Un contexte particulier : le sexe est partout
La sexualité intrigue et a toujours intrigué, mais « notre époque est […] la première à rendre si accessible et à si grande échelle du matériel sexuellement explicite » (StGermain, 2003 et McNair, 1996 cités par Duquet et Quéniart, 2009, p.13).
Erotic images play a complex role in contemporary youth cultures. […] Young adults in the twenty-first century are not particularly offended or disturbed by pornography, seeing its use as normal and acceptable [Carroll et al., 2008, cité par Durham, 2013, p.159] –indeed, erotic imagery is so much part of mainstream media culture that it would be difficult to reject it out of hand, and children are exposed to it almost from birth, it is such an entrenched part of a media-saturated environment (Durham, 2013, p.159).
Le terme « hypersexuel » est beaucoup débattu1 et une entente sur sa définition n’a pour le moment pas eu lieu. Pour ce travail, lorsque nous parlerons de société hypersexuelle, nous utiliserons l’explication donnée par Lucie Poirier, Joane Garon et CALACS de Rimouski : On parle d’hypersexualisation de la société lorsque la surenchère à la sexualité envahit tous les aspects de notre quotidien et que les références à la sexualité deviennent omniprésentes dans l’espace public : à la télévision, à la radio, sur Internet, dans les cours offerts, les objets achetés, les attitudes et comportements de nos pairs, etc (Poirier, Garon et CALACS de Rimouski, 2009, p.7).
La sexualité est donc énormément mise en avant et médiatisée. Pourtant, alors que le sexe est partout et que les jeunes enfants baignent dans cet environnement, il y a un manque d’informations sur ce sujet. Une tension existe entre une surexposition du sexe et un environnement malgré tout silencieux.
La pornographie
La pornographie, qui est l’une des facettes de la société hypersexuelle, fait partie des thèmes fortement débattus actuellement dans notre société. La pornographie n’est pas une nouveauté. Elle existait déjà sous d’autres formes dans l’antiquité gréco-latine (Martin, 2003).
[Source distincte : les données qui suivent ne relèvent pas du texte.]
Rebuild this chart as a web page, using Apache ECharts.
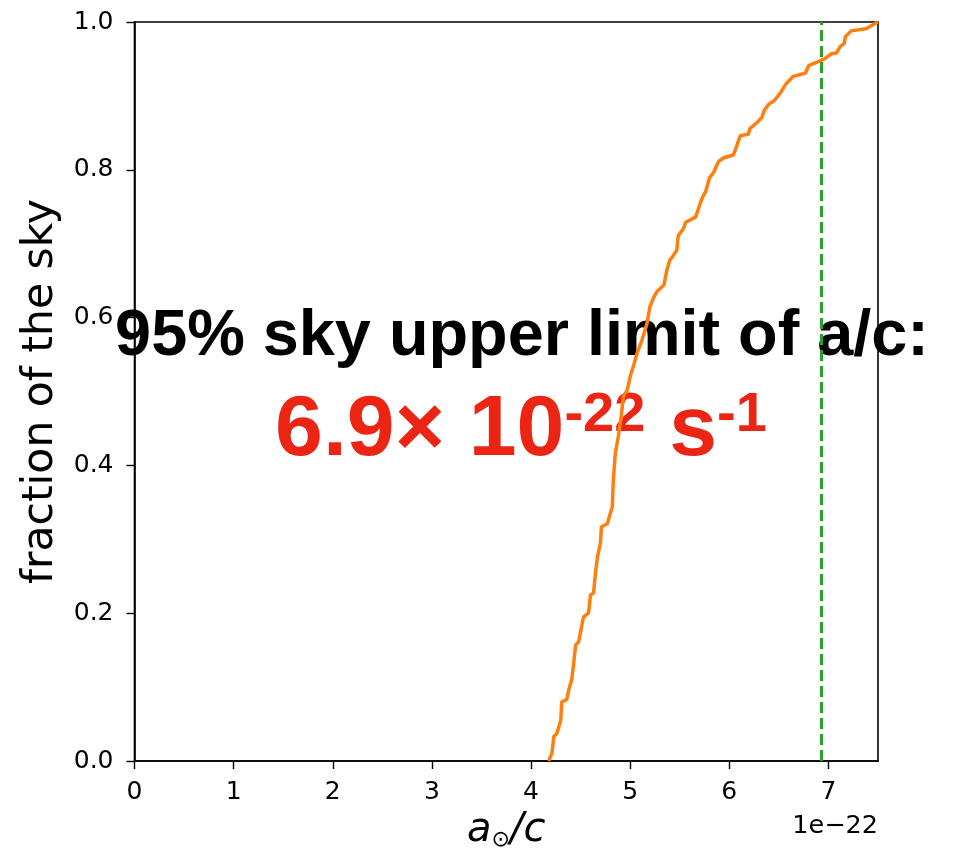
<!DOCTYPE html>
<html>
<head>
<meta charset="utf-8">
<script src="https://cdn.jsdelivr.net/npm/echarts@6/dist/echarts.min.js"></script>
<style>
  html, body { margin: 0; padding: 0; background: #fff; }
  #chart { width: 962px; height: 857px; }
</style>
</head>
<body>
<div id="chart"></div>
<script>
// Solar acceleration a/c, in units of 1e-22 s^-1
const accel = [
  4.18, 4.19, 4.21, 4.23, 4.26, 4.30, 4.31, 4.36, 4.38, 4.41,
  4.43, 4.45, 4.48, 4.51, 4.53, 4.58, 4.60, 4.63, 4.65, 4.67,
  4.70, 4.71, 4.77, 4.78, 4.82, 4.83, 4.85, 4.88, 4.91, 4.93,
  4.97, 5.00, 5.04, 5.07, 5.12, 5.17, 5.20, 5.24, 5.27, 5.34,
  5.37, 5.40, 5.42, 5.47, 5.485, 5.536, 5.56, 5.66, 5.70, 5.73,
  5.76, 5.80, 5.84, 5.89, 5.94, 6.04, 6.08, 6.11, 6.19, 6.21,
  6.28, 6.33, 6.35, 6.40, 6.45, 6.52, 6.57, 6.64, 6.77, 6.80,
  6.89, 6.96, 7.03, 7.08, 7.12, 7.16, 7.17, 7.23, 7.38, 7.47,
  7.50
];
// Cumulative fraction of the sky below each value
const skyFraction = [
  0.000, 0.004, 0.010, 0.033, 0.037, 0.055, 0.080, 0.083, 0.096, 0.110,
  0.132, 0.157, 0.161, 0.182, 0.195, 0.200, 0.225, 0.227, 0.254, 0.276,
  0.295, 0.317, 0.321, 0.326, 0.344, 0.380, 0.416, 0.439, 0.466, 0.493,
  0.502, 0.520, 0.538, 0.552, 0.570, 0.592, 0.615, 0.628, 0.635, 0.644,
  0.664, 0.678, 0.681, 0.691, 0.711, 0.720, 0.729, 0.736, 0.752, 0.763,
  0.770, 0.789, 0.796, 0.811, 0.816, 0.820, 0.834, 0.846, 0.848, 0.856,
  0.864, 0.871, 0.880, 0.889, 0.893, 0.905, 0.916, 0.926, 0.931, 0.941,
  0.946, 0.950, 0.957, 0.958, 0.967, 0.971, 0.980, 0.988, 0.991, 0.998,
  1.000
];
// 95% sky upper limit, units of 1e-22 s^-1
const upperLimit = 6.93;
const xTicks = [0, 1, 2, 3, 4, 5, 6, 7];
const yTicks = [0, 0.2, 0.4, 0.6, 0.8, 1.0];

const tickFont = 'DejaVu Sans';
const chart = echarts.init(document.getElementById('chart'), null, { renderer: 'canvas' });

chart.setOption({
  animation: false,
  backgroundColor: '#fff',
  grid: {
    left: 134.5, right: 84, top: 22, bottom: 96,
    show: true, borderColor: '#000', borderWidth: 1.6,
    backgroundColor: 'transparent', z: 1
  },
  xAxis: {
    type: 'value', min: 0, max: 7.5, interval: 1, z: 1,
    axisLine: { show: true, onZero: false, lineStyle: { color: '#000', width: 1.6 } },
    axisTick: { show: true, inside: false, length: 8, customValues: xTicks, lineStyle: { color: '#000', width: 1.4 } },
    axisLabel: { customValues: xTicks, margin: 19, color: '#000', fontFamily: tickFont, fontSize: 25 },
    splitLine: { show: false },
    name: '{i|a}{o|\u2299}{i|/c}',
    nameLocation: 'middle', nameGap: 50,
    nameTextStyle: {
      rich: {
        i: { fontFamily: tickFont, fontStyle: 'italic', fontSize: 40, lineHeight: 40, color: '#000' },
        o: { fontFamily: tickFont, fontSize: 22, lineHeight: 24, verticalAlign: 'bottom', color: '#000' }
      }
    }
  },
  yAxis: {
    type: 'value', min: 0, max: 1, interval: 0.2, z: 1,
    axisLine: { show: true, lineStyle: { color: '#000', width: 1.6 } },
    axisTick: { show: true, inside: false, length: 8, customValues: yTicks, lineStyle: { color: '#000', width: 1.4 } },
    axisLabel: { customValues: yTicks, margin: 21, color: '#000', fontFamily: tickFont, fontSize: 25,
      formatter: v => v.toFixed(1) },
    splitLine: { show: false },
    name: 'fraction of the sky', nameLocation: 'middle', nameGap: 70,
    nameTextStyle: { fontFamily: tickFont, fontSize: 42.5, color: '#000' }
  },
  series: [{
    type: 'line', z: 3,
    data: accel.map((a, i) => [a, skyFraction[i]]),
    showSymbol: false, symbol: 'none',
    lineStyle: { color: '#ff7f0e', width: 3.5 },
    markLine: {
      silent: true, symbol: ['none', 'none'], label: { show: false },
      lineStyle: { color: '#2ca02c', width: 3.2, type: [11, 5] },
      data: [{ xAxis: upperLimit }]
    }
  }],
  graphic: [
    {
      type: 'text', x: 522, y: 305, z: -1,
      style: {
        text: '95% sky upper limit of a/c:',
        fontFamily: 'Liberation Sans', fontWeight: 'bold', fontSize: 64.8, lineHeight: 64,
        fill: '#000', align: 'center', verticalAlign: 'top'
      }
    },
    {
      type: 'text', x: 521, y: 388, z: -1,
      style: {
        text: '{m|' + upperLimit.toFixed(1) + '\u00d7 10}{s|-22}{m| s}{s|-1}',
        align: 'center', verticalAlign: 'top',
        rich: {
          m: { fontFamily: 'Liberation Sans', fontWeight: 'bold', fontSize: 86, lineHeight: 86, fill: '#eb2414', color: '#eb2414' },
          s: { fontFamily: 'Liberation Sans', fontWeight: 'bold', fontSize: 56, lineHeight: 75, verticalAlign: 'top', fill: '#eb2414', color: '#eb2414' }
        }
      }
    },
    {
      type: 'text', x: 878, y: 813, z: 1,
      style: {
        text: '1e\u221222', fontFamily: tickFont, fontSize: 25.5, lineHeight: 26,
        fill: '#000', align: 'right', verticalAlign: 'top'
      }
    }
  ]
});
</script>
</body>
</html>
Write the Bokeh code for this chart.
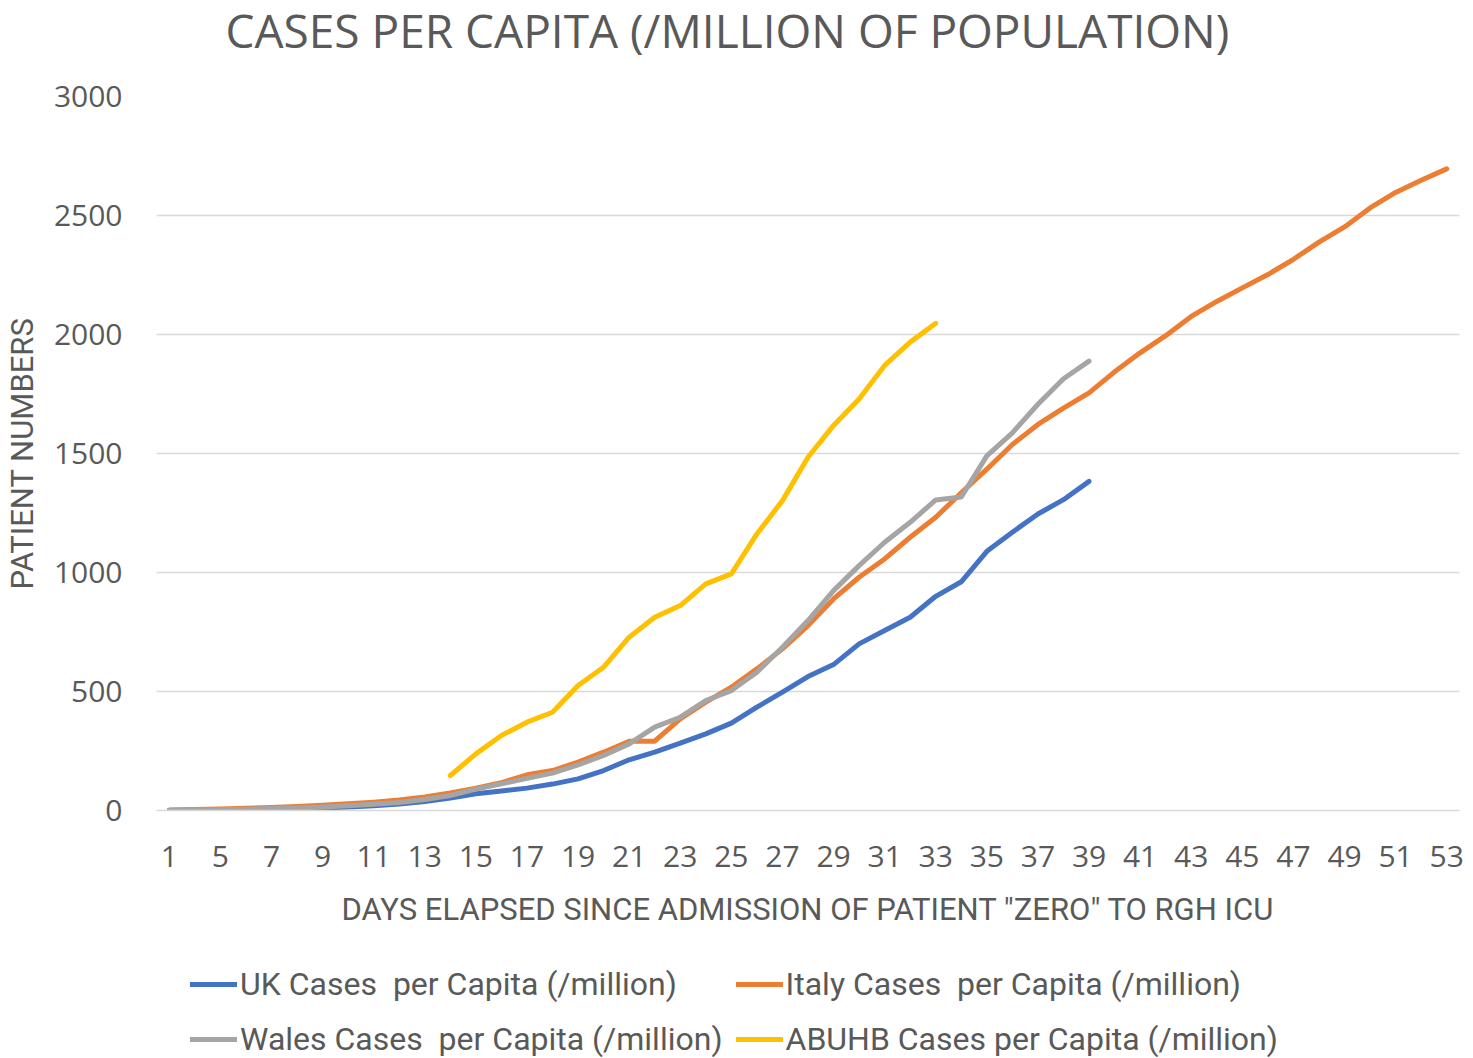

Les représentations sexuelles et pornographiques ont toujours été présentes sous différentes formes : peintures, poteries, littérature, photographies et finalement vidéos. L’arrivée du fameux magazine Playboy en 1953 a lancé le début de tout un business autour de la pornographie. Les sex-shops, les strip-teases et les premiers films érotiques et pornographiques font également leur apparition dans les années 60-70. Le chef de la police judiciaire neuchâteloise et criminologue Olivier Guéniat explique qu’avant les années 1970, la pornographie était accessible par une minorité de personnes qui : … devaient faire l’effort de se rendre dans les sex-shops ou dans des cinémas X. (…) Ensuite, les innovations technologiques telles que la cassette vidéo, le magnétoscope, (…), CD et le DVD, ont contribué à augmenter l’offre.(…) et, depuis quelques années cela a explosé avec internet (Guéniat, 2007, p.111).
Internet a effectivement entraîné des changements majeurs, ouvrant la porte à une «liberté totale » de tout faire, de tout voir et cela sans limite… En effet, une quantité énorme de matériel pornographique est accessible par tous et surtout gratuitement : On comptait en 2004 plus de 4 millions d’internautes en Suisse. L’accessibilité à la pornographie gratuite est devenue immédiate. Une simple recherche sur Google avec le mot-clef « sexe gratuit », en se limitant aux pages francophones, donne l’accès à 2700 000 pages, en 0,28 seconde (Guéniat, p.111).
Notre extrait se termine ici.